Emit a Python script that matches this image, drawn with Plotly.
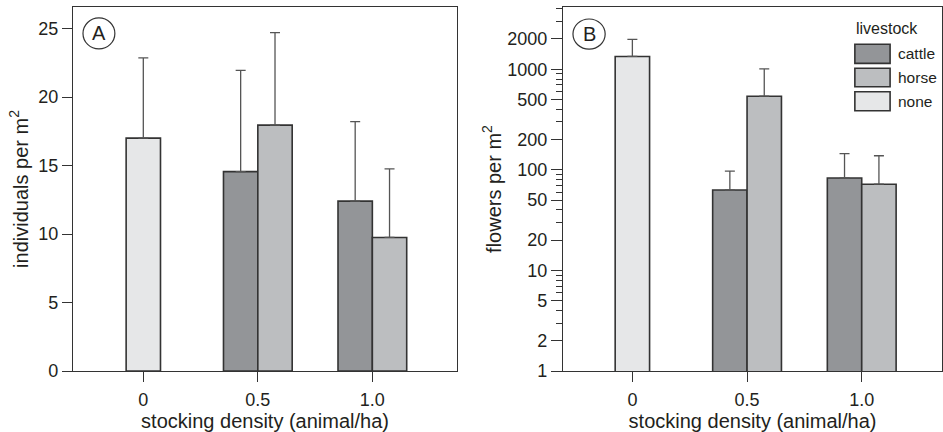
import plotly.graph_objects as go

# ---- data ----
density = [0.5, 1.0]          # stocking density for grazed plots
density_none = [0]            # ungrazed control
livestock = ["cattle", "horse", "none"]
tick_vals = [0, 0.5, 1.0]
tick_text = ["0", "0.5", "1.0"]

# Panel A: individuals per m2 (mean, upper error)
A_cattle = [14.55, 12.4]
A_cattle_err = [7.4, 5.8]
A_horse = [17.95, 9.75]
A_horse_err = [6.75, 5.0]
A_none = [17.0]
A_none_err = [5.85]

# Panel B: flowers per m2 (mean, upper error)
B_cattle = [63, 83]
B_cattle_err = [34, 62]
B_horse = [540, 72]
B_horse_err = [470, 66]
B_none = [1340]
B_none_err = [640]

B_ticks = [1, 2, 5, 10, 20, 50, 100, 200, 500, 1000, 2000]

# ---- styles ----
colors = {"cattle": "#939598", "horse": "#bcbec0", "none": "#e6e7e8"}
offsets = {"cattle": -0.15, "horse": 0.0, "none": -0.075}
BW = 0.15
LINE = "#333333"
TXT = "#231f20"
FONT = "Liberation Sans, Arial, sans-serif"

fig = go.Figure()

def add_bars(x, y, err, name, xa, ya):
    fig.add_trace(go.Bar(
        x=x, y=y, name=name, width=BW, offset=offsets[name],
        marker=dict(color=colors[name], line=dict(color=LINE, width=1.6)),
        error_y=dict(type="data", array=err, arrayminus=[0] * len(err), symmetric=False,
                     color="#555555", thickness=1.3, width=5),
        xaxis=xa, yaxis=ya, showlegend=False,
    ))

add_bars(density_none, A_none, A_none_err, "none", "x", "y")
add_bars(density, A_cattle, A_cattle_err, "cattle", "x", "y")
add_bars(density, A_horse, A_horse_err, "horse", "x", "y")
add_bars(density_none, B_none, B_none_err, "none", "x2", "y2")
add_bars(density, B_cattle, B_cattle_err, "cattle", "x2", "y2")
add_bars(density, B_horse, B_horse_err, "horse", "x2", "y2")

axis_common = dict(showline=True, linecolor=LINE, linewidth=1.3, mirror=True,
                   ticks="outside", tickcolor=LINE, tickwidth=1.3, showgrid=False,
                   zeroline=False, tickfont=dict(size=18, color=TXT, family=FONT))
title_font = dict(size=20, color=TXT, family=FONT)
xcommon = dict(axis_common, tickvals=tick_vals, ticktext=tick_text, ticklen=10,
               ticklabelstandoff=2,
               title=dict(text="stocking density (animal/ha)", font=title_font, standoff=4))

fig.update_layout(
    width=943, height=432,
    margin=dict(l=73, r=1, t=7, b=61),
    paper_bgcolor="white", plot_bgcolor="white",
    barmode="overlay",
    font=dict(family=FONT, color=TXT),
    xaxis=dict(xcommon, domain=[0, 0.442], range=[-0.307, 1.37]),
    xaxis2=dict(xcommon, domain=[0.564, 1], range=[-0.302, 1.35], anchor="y2"),
    yaxis=dict(axis_common, range=[0, 26.57], tickvals=[0, 5, 10, 15, 20, 25], ticklen=10,
               title=dict(text="individuals per m<sup>2</sup>", font=title_font, standoff=4)),
    yaxis2=dict(axis_common, type="log", range=[0, 3.619], anchor="x2", tickvals=B_ticks,
                ticktext=[str(v) for v in B_ticks], ticklen=11,
                minor=dict(dtick="D1", ticks="outside", ticklen=6, tickcolor=LINE, tickwidth=1.2),
                title=dict(text="flowers per m<sup>2</sup>", font=title_font, standoff=0)),
)

# panel labels (circled letters)
panels = [("x", "y", "A", 0.026, 0.109, 0.970, 0.885),
          ("x2", "y2", "B", 0.026, 0.111, 0.967, 0.884)]
for xr, yr, letter, cx0, cx1, cy1, cy0 in panels:
    fig.add_shape(type="circle", xref=f"{xr} domain", yref=f"{yr} domain",
                  x0=cx0, x1=cx1, y0=cy0, y1=cy1, line=dict(color=LINE, width=1.2))
    fig.add_annotation(text=letter, xref=f"{xr} domain", yref=f"{yr} domain",
                       x=(cx0 + cx1) / 2, y=(cy0 + cy1) / 2, xanchor="center", yanchor="middle",
                       showarrow=False, font=dict(size=20, family=FONT, color=TXT))

# custom legend in panel B
fig.add_annotation(text="livestock", xref="x2 domain", yref="y2 domain", x=0.768, y=0.9415,
                   xanchor="left", yanchor="middle", showarrow=False,
                   font=dict(size=16, family=FONT, color=TXT))
rows = [(0.8975, 0.845), (0.8316, 0.781), (0.767, 0.715)]
for name, (ytop, ybot) in zip(livestock, rows):
    fig.add_shape(type="rect", xref="x2 domain", yref="y2 domain", x0=0.770, x1=0.863,
                  y0=ybot, y1=ytop, fillcolor=colors[name], line=dict(color=LINE, width=1.6))
    fig.add_annotation(text=name, xref="x2 domain", yref="y2 domain", x=0.878, y=(ytop + ybot) / 2,
                       xanchor="left", yanchor="middle", showarrow=False,
                       font=dict(size=15.5, family=FONT, color=TXT))

fig.write_html("out.html")
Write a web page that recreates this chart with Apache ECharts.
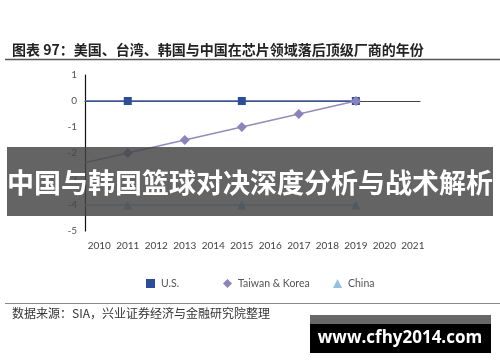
<!DOCTYPE html>
<html><head><meta charset="utf-8">
<script src="https://cdn.jsdelivr.net/npm/echarts@6/dist/echarts.min.js"></script>
<style>html,body{margin:0;padding:0;background:#fff}#c{width:500px;height:362px}</style>
</head><body><div id="c"></div>
<script>
const titleText = '图表 97：美国、台湾、韩国与中国在芯片领域落后顶级厂商的年份';
const sourceText = '数据来源：SIA，兴业证券经济与金融研究院整理';
const bannerText = '中国与韩国篮球对决深度分析与战术解析';
const watermarkText = 'www.cfhy2014.com';
const seriesNames = ['U.S.', 'Taiwan & Korea', 'China'];
const usYears = [2009.5, 2011, 2015, 2019];
const usValues = [0, 0, 0, 0];
const twYears = [2009.5, 2011, 2013, 2015, 2017, 2019];
const twValues = [-2.37, -2, -1.5, -1, -0.5, 0];
const cnYears = [2009.5, 2011, 2015, 2019];
const cnValues = [-4, -4, -4, -4];
const xMin = 2009.5, xMax = 2021.25;
const yMin = -5, yMax = 1;

function pts(xs, ys) {
  return xs.map((x, i) => (i === 0 ? {value: [x, ys[i]], symbol: 'none'} : {value: [x, ys[i]]}));
}

const chart = echarts.init(document.getElementById('c'), null, {renderer: 'canvas'});
const lblFont = 'Lato, "Open Sans", sans-serif';
chart.setOption({
  animation: false,
  grid: {left: 85, right: 80, top: 75, bottom: 131},
  xAxis: {
    type: 'value', min: xMin, max: xMax, interval: 0.5,
    axisLine: {show: true, lineStyle: {color: '#444', width: 1.2}},
    axisTick: {show: false}, splitLine: {show: false},
    axisLabel: {color: '#444', fontSize: 10, fontFamily: lblFont, margin: 10,
      formatter: v => (Math.abs(v - Math.round(v)) < 1e-6 ? String(Math.round(v)) : '')}
  },
  yAxis: {
    type: 'value', min: yMin, max: yMax, interval: 1,
    axisLine: {show: true, lineStyle: {color: '#111', width: 1.2}},
    axisTick: {show: false}, splitLine: {show: false},
    axisLabel: {color: '#555', fontSize: 10, fontFamily: lblFont, margin: 8}
  },
  legend: [
    {data: [{name: seriesNames[0], icon: 'rect'}], left: 141, top: 273},
    {data: [{name: seriesNames[1], icon: 'diamond'}], left: 218, top: 273},
    {data: [{name: seriesNames[2], icon: 'triangle'}], left: 328, top: 273}
  ].map(l => Object.assign(l, {itemWidth: 9, itemHeight: 9, itemGap: 6,
      textStyle: {color: '#555', fontSize: 10.5, fontFamily: lblFont, padding: [0, 0, 0, 1]}})),
  series: [
    {name: seriesNames[0], type: 'line', data: pts(usYears, usValues), symbol: 'rect', symbolSize: 8,
      itemStyle: {color: '#2a4d9e'}, lineStyle: {color: '#3a5aa8', width: 1.5}, z: 2},
    {name: seriesNames[1], type: 'line', data: pts(twYears, twValues), symbol: 'diamond', symbolSize: [10, 10],
      itemStyle: {color: '#8c82bd'}, lineStyle: {color: '#938bc0', width: 1.5}, z: 3},
    {name: seriesNames[2], type: 'line', data: pts(cnYears, cnValues), symbol: 'triangle', symbolSize: [9, 9],
      itemStyle: {color: '#8ec3e3'}, lineStyle: {color: '#9ccbe6', width: 1.5}, z: 2}
  ],
  graphic: [
    {type: 'text', left: 12, top: 43, z: 10,
      style: {text: titleText, fill: '#222', font: 'bold 14px "Noto Sans CJK SC", sans-serif'}},
    {type: 'line', z: 10, shape: {x1: 5, y1: 59.5, x2: 500, y2: 59.5}, style: {stroke: '#555', lineWidth: 1.5}},
    {type: 'line', z: 10, shape: {x1: 5, y1: 303.5, x2: 500, y2: 303.5}, style: {stroke: '#888', lineWidth: 1.2}},
    {type: 'text', left: 12, top: 307, z: 10,
      style: {text: sourceText, fill: '#333', font: '12px "Noto Sans CJK SC", serif'}},
    {type: 'rect', z: 20, shape: {x: 7, y: 147, width: 486, height: 69},
      style: {fill: 'rgba(68,68,68,0.83)'}},
    {type: 'text', z: 21, x: 250, y: 183,
      style: {text: bannerText, fill: '#fff', font: 'bold 27px "Noto Sans CJK SC", sans-serif',
        textAlign: 'center', textVerticalAlign: 'middle'}},
    {type: 'rect', z: 20, shape: {x: 310, y: 315, width: 181, height: 38}, style: {fill: '#000'}},
    {type: 'rect', z: 21, shape: {x: 310, y: 315, width: 181, height: 9}, style: {fill: '#676767'}},
    {type: 'text', z: 22, x: 400, y: 338,
      style: {text: watermarkText, fill: '#fff', font: 'bold 17px "Open Sans", sans-serif',
        textAlign: 'center', textVerticalAlign: 'middle'}}
  ]
});
</script></body></html>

Challenge
Everything from the first line to the line with "import plotly.graph_objects as go" must be repeated exactly, and nothing else. Leave the pictures out.

Final result
Emit a Python script that matches this image, drawn with Plotly.
import plotly.graph_objects as go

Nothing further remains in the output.